### Task instructions:
Repeat, exactly and completely, the material that follows. Omit the pictures.

### Data provided:
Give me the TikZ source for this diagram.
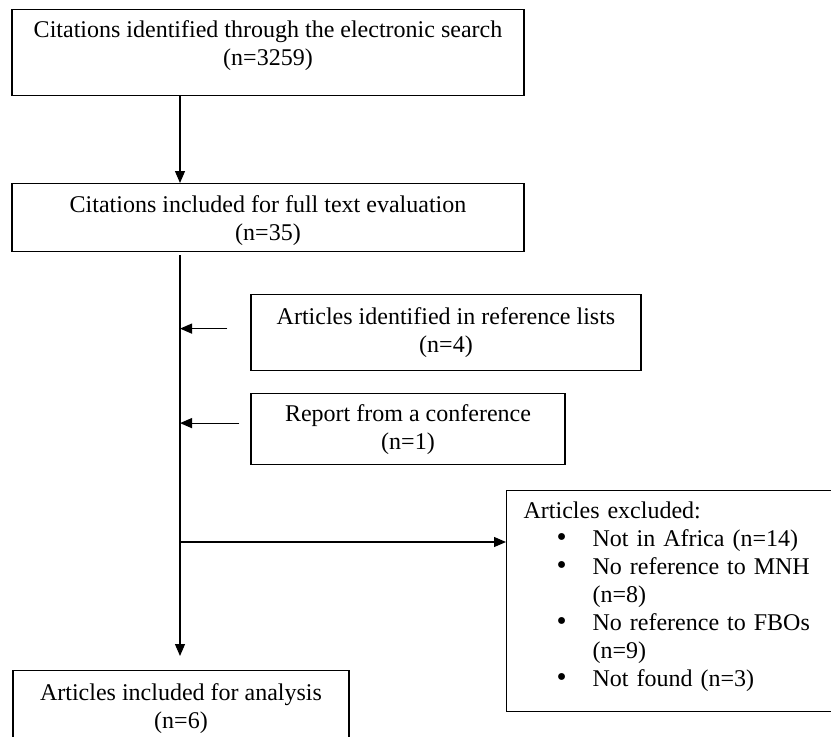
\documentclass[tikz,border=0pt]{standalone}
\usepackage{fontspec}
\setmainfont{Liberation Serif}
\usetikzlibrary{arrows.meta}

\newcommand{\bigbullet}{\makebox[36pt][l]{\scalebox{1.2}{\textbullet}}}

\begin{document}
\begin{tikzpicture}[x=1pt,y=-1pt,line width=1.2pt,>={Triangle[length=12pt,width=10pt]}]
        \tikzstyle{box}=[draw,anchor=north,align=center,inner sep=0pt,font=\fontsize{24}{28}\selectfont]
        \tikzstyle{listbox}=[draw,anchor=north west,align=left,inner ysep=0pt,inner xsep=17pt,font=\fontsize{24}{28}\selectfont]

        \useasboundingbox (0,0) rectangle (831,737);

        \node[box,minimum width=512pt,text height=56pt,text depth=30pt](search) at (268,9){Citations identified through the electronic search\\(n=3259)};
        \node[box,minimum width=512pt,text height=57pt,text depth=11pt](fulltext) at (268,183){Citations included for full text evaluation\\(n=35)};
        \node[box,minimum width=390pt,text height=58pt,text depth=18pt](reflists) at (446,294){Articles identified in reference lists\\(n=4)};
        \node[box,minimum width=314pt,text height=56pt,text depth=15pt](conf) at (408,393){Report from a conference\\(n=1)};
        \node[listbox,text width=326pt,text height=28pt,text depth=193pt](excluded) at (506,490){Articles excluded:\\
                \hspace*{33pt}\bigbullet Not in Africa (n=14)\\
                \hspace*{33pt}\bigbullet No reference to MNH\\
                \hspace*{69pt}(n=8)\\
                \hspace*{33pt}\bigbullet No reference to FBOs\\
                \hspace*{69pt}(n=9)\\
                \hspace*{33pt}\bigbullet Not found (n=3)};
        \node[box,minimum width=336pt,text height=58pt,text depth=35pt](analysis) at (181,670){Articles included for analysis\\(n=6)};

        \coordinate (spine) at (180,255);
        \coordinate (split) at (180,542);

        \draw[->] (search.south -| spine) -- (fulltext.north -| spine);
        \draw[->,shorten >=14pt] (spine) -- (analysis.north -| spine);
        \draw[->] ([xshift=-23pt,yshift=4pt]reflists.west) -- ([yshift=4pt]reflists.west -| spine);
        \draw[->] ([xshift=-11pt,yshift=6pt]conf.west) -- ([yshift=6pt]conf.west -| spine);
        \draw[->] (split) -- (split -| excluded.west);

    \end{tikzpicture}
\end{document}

### Task response:
Give me the TikZ source for this diagram.
\documentclass[tikz,border=0pt]{standalone}
\usepackage{fontspec}
\setmainfont{Liberation Serif}
\usetikzlibrary{arrows.meta}

\newcommand{\bigbullet}{\makebox[36pt][l]{\scalebox{1.2}{\textbullet}}}

\begin{document}
\begin{tikzpicture}[x=1pt,y=-1pt,line width=1.2pt,>={Triangle[length=12pt,width=10pt]}]
        \tikzstyle{box}=[draw,anchor=north,align=center,inner sep=0pt,font=\fontsize{24}{28}\selectfont]
        \tikzstyle{listbox}=[draw,anchor=north west,align=left,inner ysep=0pt,inner xsep=17pt,font=\fontsize{24}{28}\selectfont]

        \useasboundingbox (0,0) rectangle (831,737);

        \node[box,minimum width=512pt,text height=56pt,text depth=30pt](search) at (268,9){Citations identified through the electronic search\\(n=3259)};
        \node[box,minimum width=512pt,text height=57pt,text depth=11pt](fulltext) at (268,183){Citations included for full text evaluation\\(n=35)};
        \node[box,minimum width=390pt,text height=58pt,text depth=18pt](reflists) at (446,294){Articles identified in reference lists\\(n=4)};
        \node[box,minimum width=314pt,text height=56pt,text depth=15pt](conf) at (408,393){Report from a conference\\(n=1)};
        \node[listbox,text width=326pt,text height=28pt,text depth=193pt](excluded) at (506,490){Articles excluded:\\
                \hspace*{33pt}\bigbullet Not in Africa (n=14)\\
                \hspace*{33pt}\bigbullet No reference to MNH\\
                \hspace*{69pt}(n=8)\\
                \hspace*{33pt}\bigbullet No reference to FBOs\\
                \hspace*{69pt}(n=9)\\
                \hspace*{33pt}\bigbullet Not found (n=3)};
        \node[box,minimum width=336pt,text height=58pt,text depth=35pt](analysis) at (181,670){Articles included for analysis\\(n=6)};

        \coordinate (spine) at (180,255);
        \coordinate (split) at (180,542);

        \draw[->] (search.south -| spine) -- (fulltext.north -| spine);
        \draw[->,shorten >=14pt] (spine) -- (analysis.north -| spine);
        \draw[->] ([xshift=-23pt,yshift=4pt]reflists.west) -- ([yshift=4pt]reflists.west -| spine);
        \draw[->] ([xshift=-11pt,yshift=6pt]conf.west) -- ([yshift=6pt]conf.west -| spine);
        \draw[->] (split) -- (split -| excluded.west);

    \end{tikzpicture}
\end{document}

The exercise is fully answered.